Lou Burnard

Batelle Software

Seminar on DM/BASIS

5 December 1986

WITH P.Salotti

Batelle Software (aka Information Dimensions Ltd) is a recently created offshoot of the Batelle Memorial Institute; the latter was set up in 1929 by one Gordon Batelle, a wealthy ex-miner, in whose will it was charged to undertake research "for the good of mankind". It now describes itself as the "world's largest private research company" and can lay claim to having benefited mankind by the invention of (inter alia) the Xerox machine, Snopake and bar-coding. BASIS, a market leader in text retrieval software, was originally (early 60s) an in-house product used to keep track of the Institute's voluminous research project reports; DM, modestly described as an improvement on all existing relational database management systems, is a more recent product, developed over the last six years from BASIS.

The seminar was in two parts, each consisting of a fairly technical run through followed by a demonstration. It was one of a series of small and (as it transpired) rather well run seminars which the company has been running this month to raise its UK visibility somewhat; there were about six attendees apart from ourselves.

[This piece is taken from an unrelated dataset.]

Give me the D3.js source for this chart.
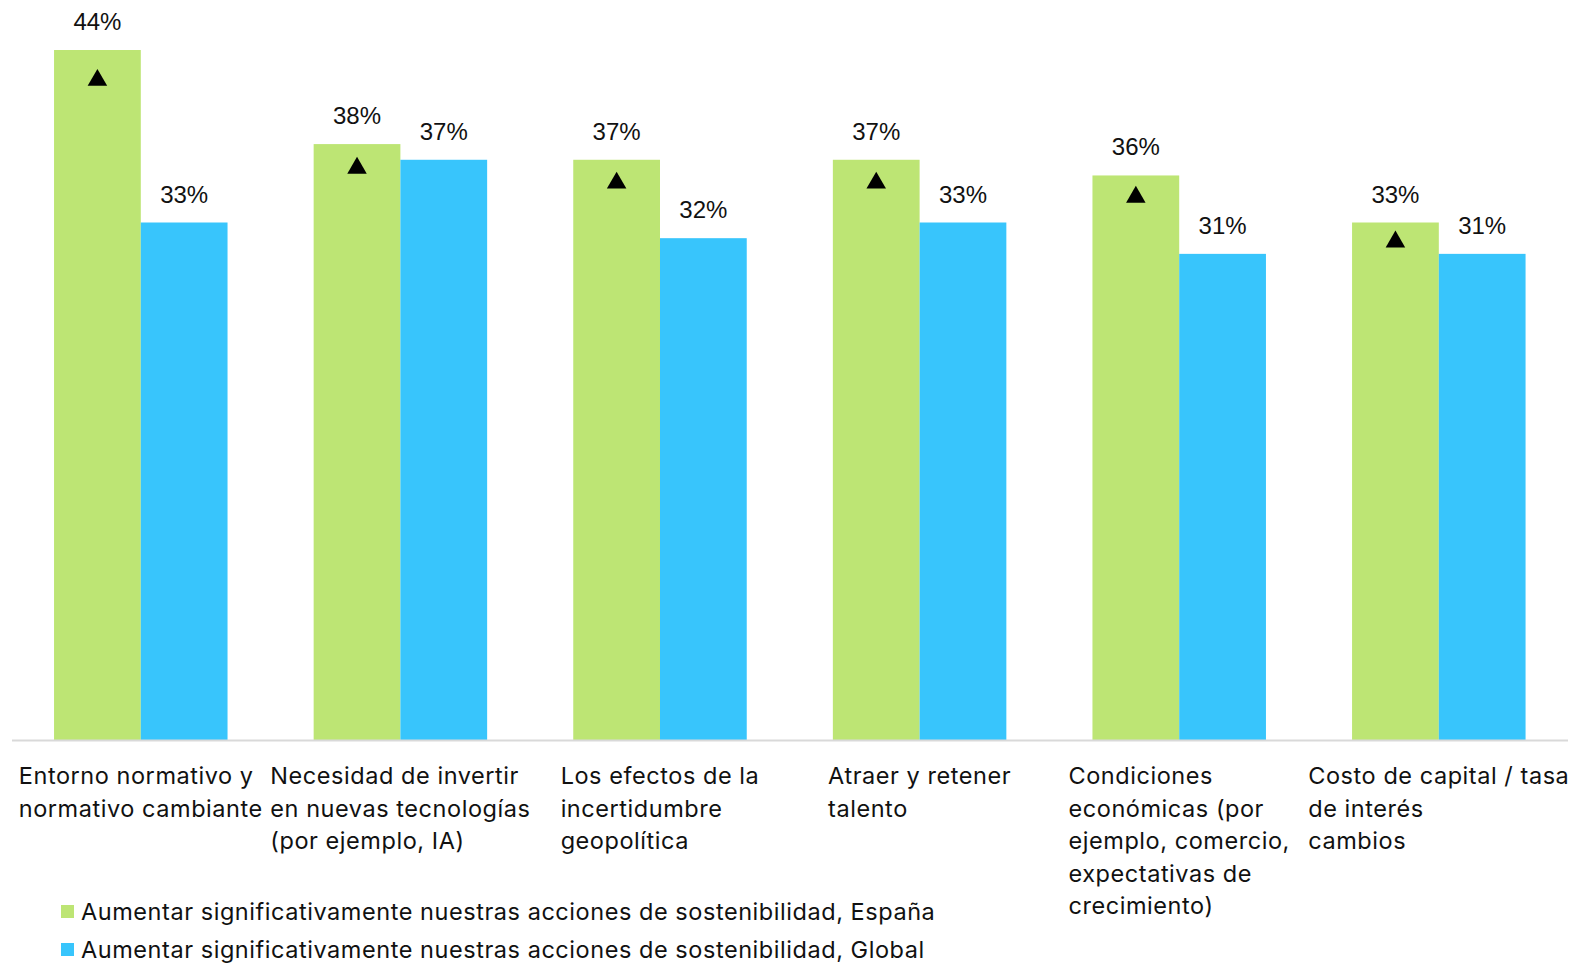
<!DOCTYPE html>
<html lang="es">
<head>
    <meta charset="UTF-8">
    <title>Acciones de sostenibilidad</title>
    <script src="https://cdnjs.cloudflare.com/ajax/libs/d3/7.8.5/d3.min.js"></script>
    <style>
        body {
            margin: 0;
            background: white;
        }
        svg {
            display: block;
        }
        .cat, .legend text {
            font-family: Inter, "Open Sans", sans-serif;
            font-size: 23.5px;
            letter-spacing: 0.55px;
            fill: #111;
        }
        .val {
            font-family: "Liberation Sans", Arial, sans-serif;
            font-size: 24px;
            fill: #111;
        }
    </style>
</head>
<body>
    <div class="chart"></div>
    <script>
        // categories, each one already split in lines as in the original
        const categories = [
            ['Entorno normativo y', 'normativo cambiante'],
            ['Necesidad de invertir', 'en nuevas tecnologías', '(por ejemplo, IA)'],
            ['Los efectos de la', 'incertidumbre', 'geopolítica'],
            ['Atraer y retener', 'talento'],
            ['Condiciones', 'económicas (por', 'ejemplo, comercio,', 'expectativas de', 'crecimiento)'],
            ['Costo de capital / tasa', 'de interés', 'cambios']
        ];
        const espana = [44, 38, 37, 37, 36, 33];
        const global = [33, 37, 32, 33, 31, 31];
        // where the little triangle sits inside the España bar (in % units)
        const triangles = [42.2, 36.6, 35.65, 35.65, 34.75, 31.9];
        const seriesNames = [
            'Aumentar significativamente nuestras acciones de sostenibilidad, España',
            'Aumentar significativamente nuestras acciones de sostenibilidad, Global'
        ];
        const colors = ['#BDE574', '#38C5FC'];

        const width = 1572, height = 963;
        const baseY = 740;

        const svg = d3.select('.chart')
            .append('svg')
            .attr('width', width)
            .attr('height', height);

        const x = d3.scaleBand()
            .domain(d3.range(categories.length))
            .range([11, 1568.6])
            .paddingInner(0.3317)
            .paddingOuter(0.1658);

        const xs = d3.scaleBand()
            .domain([0, 1])
            .range([0, x.bandwidth()]);

        const y = d3.scaleLinear()
            .domain([0, 44])
            .range([baseY, 50]);

        const data = [];
        categories.forEach(function(c, i) {
            data.push({ cat: i, s: 0, v: espana[i] });
            data.push({ cat: i, s: 1, v: global[i] });
        });

        svg.selectAll('.bar')
            .data(data)
            .enter()
            .append('rect')
            .attr('class', 'bar')
            .attr('x', d => x(d.cat) + xs(d.s))
            .attr('y', d => y(d.v))
            .attr('width', xs.bandwidth())
            .attr('height', d => baseY - y(d.v))
            .attr('fill', d => colors[d.s]);

        svg.selectAll('.val')
            .data(data)
            .enter()
            .append('text')
            .attr('class', 'val')
            .attr('x', d => x(d.cat) + xs(d.s) + xs.bandwidth() / 2)
            .attr('y', d => y(d.v) - 20)
            .attr('text-anchor', 'middle')
            .text(d => d.v + '%');

        // triangles (symbol is drawn round its centroid, nudge it down a bit)
        const tri = d3.symbol().type(d3.symbolTriangle).size(165);
        svg.selectAll('.tri')
            .data(triangles)
            .enter()
            .append('path')
            .attr('class', 'tri')
            .attr('d', tri)
            .attr('transform', (d, i) => 'translate(' + (x(i) + xs.bandwidth() / 2) + ',' + (y(d) + 2) + ')')
            .attr('fill', '#000');

        // x axis line
        svg.append('line')
            .attr('x1', 12)
            .attr('x2', 1568)
            .attr('y1', baseY + 0.5)
            .attr('y2', baseY + 0.5)
            .attr('stroke', '#d9d9d9')
            .attr('stroke-width', 2);

        // category labels: block centred under the group, lines left aligned
        categories.forEach(function(lines, i) {
            const t = svg.append('text').attr('class', 'cat');
            lines.forEach(function(l, j) {
                t.append('tspan')
                    .attr('y', 784 + j * 32.5)
                    .text(l);
            });
            let maxW = 0;
            t.selectAll('tspan').each(function() {
                maxW = Math.max(maxW, this.getComputedTextLength());
            });
            t.selectAll('tspan').attr('x', x(i) + x.bandwidth() / 2 - maxW / 2);
        });

        // legend
        const legend = svg.append('g').attr('class', 'legend');
        seriesNames.forEach(function(n, i) {
            legend.append('rect')
                .attr('x', 61)
                .attr('y', 905 + i * 38)
                .attr('width', 13)
                .attr('height', 13)
                .attr('fill', colors[i]);
            legend.append('text')
                .attr('x', 81)
                .attr('y', 920 + i * 38)
                .text(n);
        });
    </script>
</body>
</html>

DM runs on CDC and DEC machines and is due to be ported to IBM next year. At first glance it looks like a fairly traditional ANSI/SPARC three level architecture DBMS, with a structural data model, an "actual" (i.e. logical) data model and one or more user data models. It supports concurrent access - up to 511 per "kernel" (i.e. database virtual machine) against 250 databases, with up to eight kernels per mainframe; it comes with COBOL or Fortran pre-processors, has good screen handling facilities, a reasonable-looking report writer, and extensive security, recovery and journalising features etc. It has a built-in data dictionary which is used to enforce referential integrity. It has its own system language (FQM) which is similar to but not the same as SQL; in particular it does not contain facilities to create new views or relations. When pressed, Batelle insist that when the product is enhanced to support SQL (supposedly real soon now) it will support a full SQL including such facilities. On the other hand FQM supports text items far more effectively and usefully than SQL.

BASIS is a well established text retrieval system (major users include BT, BP, the Smithsonian Institute, Pergamon Infoline and Reuters, not to mention the Houses of Parliament or President Reagan's personal VAX). It is also used as a component of Wang's Office Systems and of a turnkey library system; in the shape of Micro-BASIS it is also being licensed to various CD-ROM publishers. Its indexing strategies (there are twenty different algorithms) appear to be sufficiently flexible to cater for almost any sort of text or user requirement thereof, including support for funny alphabets, embedded ignore characters etc.

Stop/Go words can be specified. Phrases can be indexed. Subfields within text can be indexed (e.g. if one field of a report contains a table, each row of the table can be indexed distinctly). More than one search unit can be specified for the same file, though not of course dynamically. The package has a reasonable screen interface, with a tolerable procedural language used to hook sets of commands together. It has a built-in thesaurus capability which can be user-modified, an online editor and a reasonably flexible and relaxed batch input system. Like most such systems, it uses an unindexed holding-file for recent data; access to the main text base is not possible while it is being updated.

On the whole I was favourably impressed by both systems. In particular, DM seems the only serious contender for the role of DBMS on CDC hardware, while BASIS is certainly worth consideration for the role of text searching software on DEC Amdahl or CDC hardware. Both products are far from cheap: DM with all its bells and whistles for a Cyber 855 would cost over £40k; while the basic module of BASIS would cost over £6k even on a micro VAX and might be twice as much on a mainframe.